Listen carefully, boys and girls. I'll only say this once, and then I'll viciously deny I ever said it.


Actually, two caveats. Both are major.
First. People ARE stupid, in GROUPS. Mobs of people do terrible, stupid things every day. But if you separate a single person from the mob of people who influence his actions, get him ALONE, a lot of the assholishness will fall away. Granted, some people are just genuinely NOT intelligent, but then:
Second. People WHO READ BOOKS are -especially- not stupid. You've got to have some certain innate intelligence to learn to read, especially to learn to read well enough to do it for fun. If they chose to read a book rather than watch TV (watch a movie, play a game, talk on the phone), hey, how dumb can they be?
(Well, okay, that doesn't explain romance novels. But romance novels aren't books, they're porn for women. Small but important difference.)

I had a point somewhere.

Oh yeah.

Shut up about the reading public. We're a lot less sheeplike than obsessive TV viewers. (Wow, there's MY intellectual bias right there.) If a lot of readers like an author, well, it's partially because the publishing company put a lot of effort into getting them interested. That might work once, twice, a handful of times. But with Stephen King: if so many people go back for more so many times, there's something there that speaks to them. Maybe it's not 'art', that incredibly selective hussy who cultivates her mysterious demeanor and reveals her hidden meanings to only a select intellectual few. But it's good writing. In some cases (Wizard and Glass), it's great writing.
Writing shouldn't be about winning the respect of intellectuals. Writing should be about engaging the minds and hearts of people willing to listen. Consciously or subconsciously, Stephen King knows this. And does it. Time and again.

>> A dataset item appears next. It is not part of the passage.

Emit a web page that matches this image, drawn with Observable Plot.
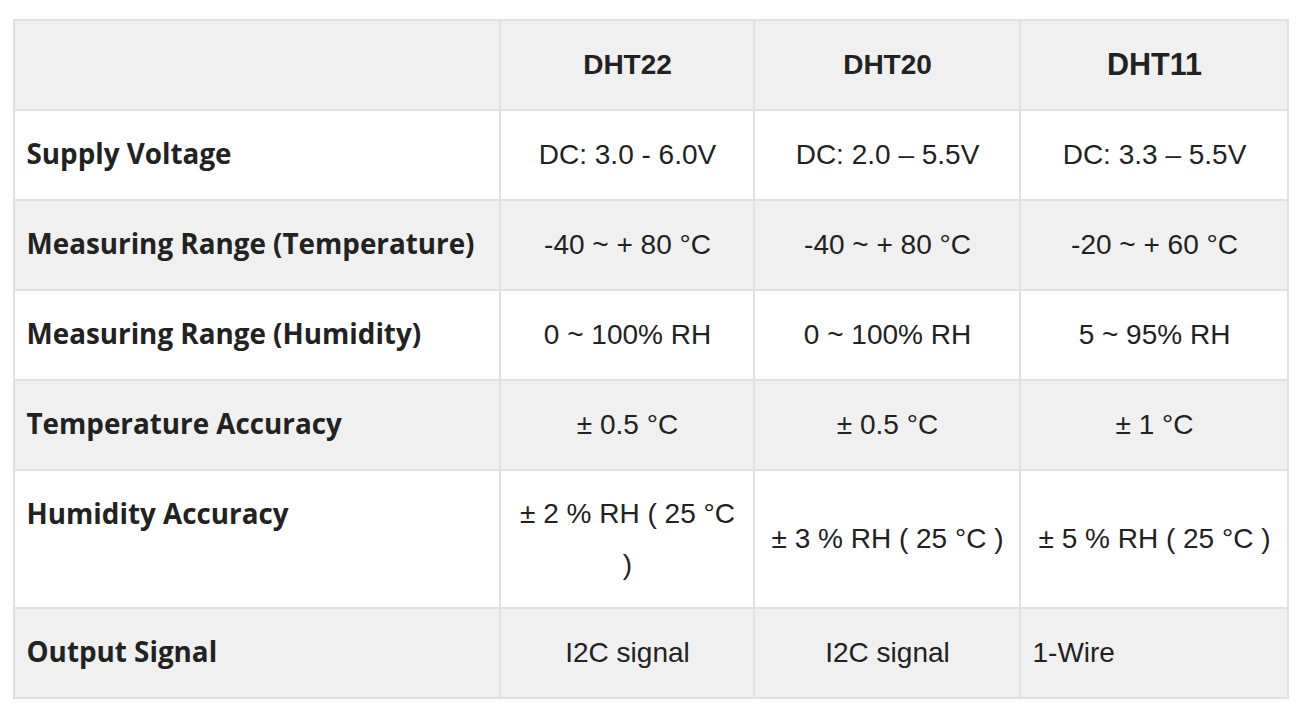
<!DOCTYPE html>
<html>
<head>
<meta charset="utf-8">
<script src="https://cdn.jsdelivr.net/npm/d3@7"></script>
<script src="https://cdn.jsdelivr.net/npm/@observablehq/plot@0.6"></script>
<style>
  html, body { margin: 0; padding: 0; background: #fff; }
</style>
</head>
<body>
<div id="chart"></div>
<script>
// ---- data ----
const sensors = ["DHT22", "DHT20", "DHT11"];
const parameters = [
  "Supply Voltage",
  "Measuring Range (Temperature)",
  "Measuring Range (Humidity)",
  "Temperature Accuracy",
  "Humidity Accuracy",
  "Output Signal"
];
const dht22 = ["DC: 3.0 - 6.0V", "-40 ~ + 80 °C", "0 ~ 100% RH", "± 0.5 °C", "± 2 % RH ( 25 °C )", "I2C signal"];
const dht20 = ["DC: 2.0 – 5.5V", "-40 ~ + 80 °C", "0 ~ 100% RH", "± 0.5 °C", "± 3 % RH ( 25 °C )", "I2C signal"];
const dht11 = ["DC: 3.3 – 5.5V", "-20 ~ + 60 °C", "5 ~ 95% RH", "± 1 °C", "± 5 % RH ( 25 °C )", "1-Wire"];
const values = [dht22, dht20, dht11];

// ---- layout (not data) ----
const colWidths = [486, 254, 266, 268];
const rowHeights = [90, 90, 90, 90, 90, 138, 90];
const tableLeft = 14, tableTop = 20;
const pad = 12;
const lineWidths = [8, 9.5, 9.5];
const leftAligned = new Set(["DHT11|Output Signal"]);
const gray = "#f0f0f0", border = "#e1e1e1", ink = "#222";
const valueSize = 28, valueLineHeight = 1.79;

const cumX = [0, ...d3.cumsum(colWidths)];
const cumY = [0, ...d3.cumsum(rowHeights)];
const totalW = cumX[cumX.length - 1], totalH = cumY[cumY.length - 1];

const cells = [];
for (let r = 0; r < rowHeights.length; r++) {
  for (let c = 0; c < colWidths.length; c++) {
    cells.push({x1: cumX[c], x2: cumX[c + 1], y1: cumY[r], y2: cumY[r + 1], fill: r % 2 === 0 ? gray : "#fff"});
  }
}

const headerCells = sensors.map((s, i) => ({
  text: s, x: (cumX[i + 1] + cumX[i + 2]) / 2, y: rowHeights[0] / 2, big: s === "DHT11"
}));
const labelCells = parameters.map((p, r) => ({
  text: p, x: pad, y: cumY[r + 1] + rowHeights[0] / 2
}));
const valueCells = [];
sensors.forEach((s, i) => {
  values[i].forEach((v, r) => {
    const left = leftAligned.has(s + "|" + parameters[r]);
    valueCells.push({
      text: v, col: i, left,
      x: left ? cumX[i + 1] + pad : (cumX[i + 1] + cumX[i + 2]) / 2,
      y: (cumY[r + 1] + cumY[r + 2]) / 2
    });
  });
});

// compensate Plot's baseline offset being scaled by lineHeight
const valueDy = -(valueLineHeight - 1) * 0.32 * valueSize;
const valueFont = {
  fontFamily: "'Liberation Sans', Arial, Helvetica, sans-serif",
  fontSize: valueSize, fill: ink, lineHeight: valueLineHeight, lineAnchor: "middle", dy: valueDy
};

const marks = [
  Plot.rect(cells, {x1: "x1", x2: "x2", y1: "y1", y2: "y2", fill: "fill", stroke: border, strokeWidth: 2}),
  Plot.text(headerCells.filter(d => !d.big), {x: "x", y: "y", text: "text", fontFamily: "'Liberation Sans', Arial, sans-serif", fontWeight: "bold", fontSize: 28, fill: ink, textAnchor: "middle", lineAnchor: "middle"}),
  Plot.text(headerCells.filter(d => d.big), {x: "x", y: "y", text: "text", fontFamily: "'Liberation Sans', Arial, sans-serif", fontWeight: "bold", fontSize: 30.5, fill: ink, textAnchor: "middle", lineAnchor: "middle"}),
  Plot.text(labelCells, {x: "x", y: "y", text: "text", fontFamily: "'Open Sans', sans-serif", fontWeight: "bold", fontSize: 27.8, fill: ink, textAnchor: "start", lineAnchor: "middle"}),
  ...sensors.map((s, i) => Plot.text(valueCells.filter(d => d.col === i && !d.left), {x: "x", y: "y", text: "text", textAnchor: "middle", lineWidth: lineWidths[i], ...valueFont})),
  Plot.text(valueCells.filter(d => d.left), {x: "x", y: "y", text: "text", textAnchor: "start", ...valueFont})
];

const chart = Plot.plot({
  width: 1312,
  height: 716,
  margin: 0,
  style: {background: "#fff"},
  x: {domain: [0, totalW], range: [tableLeft, tableLeft + totalW], axis: null},
  y: {domain: [0, totalH], range: [tableTop, tableTop + totalH], axis: null},
  marks
});
document.getElementById("chart").append(chart);
</script>
</body>
</html>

While I'm not going to stand on my soapbox and proclaim that every single work he's ever sneezed near is godly, I WILL say that most of them are impressively readable, many of them are very well-written, and a few of them are brilliant. So they're not immortal works of literature destined to echo through the halls of human consciousness until the end of time. Or are they?

After all, what is immortality other than having people remember your works after you're dead? Have you seen his sales figures? Can you imagine how many people have read his books? Eat your hearts out, intellectuals.

Because that sounds pretty fucking immortal to ME.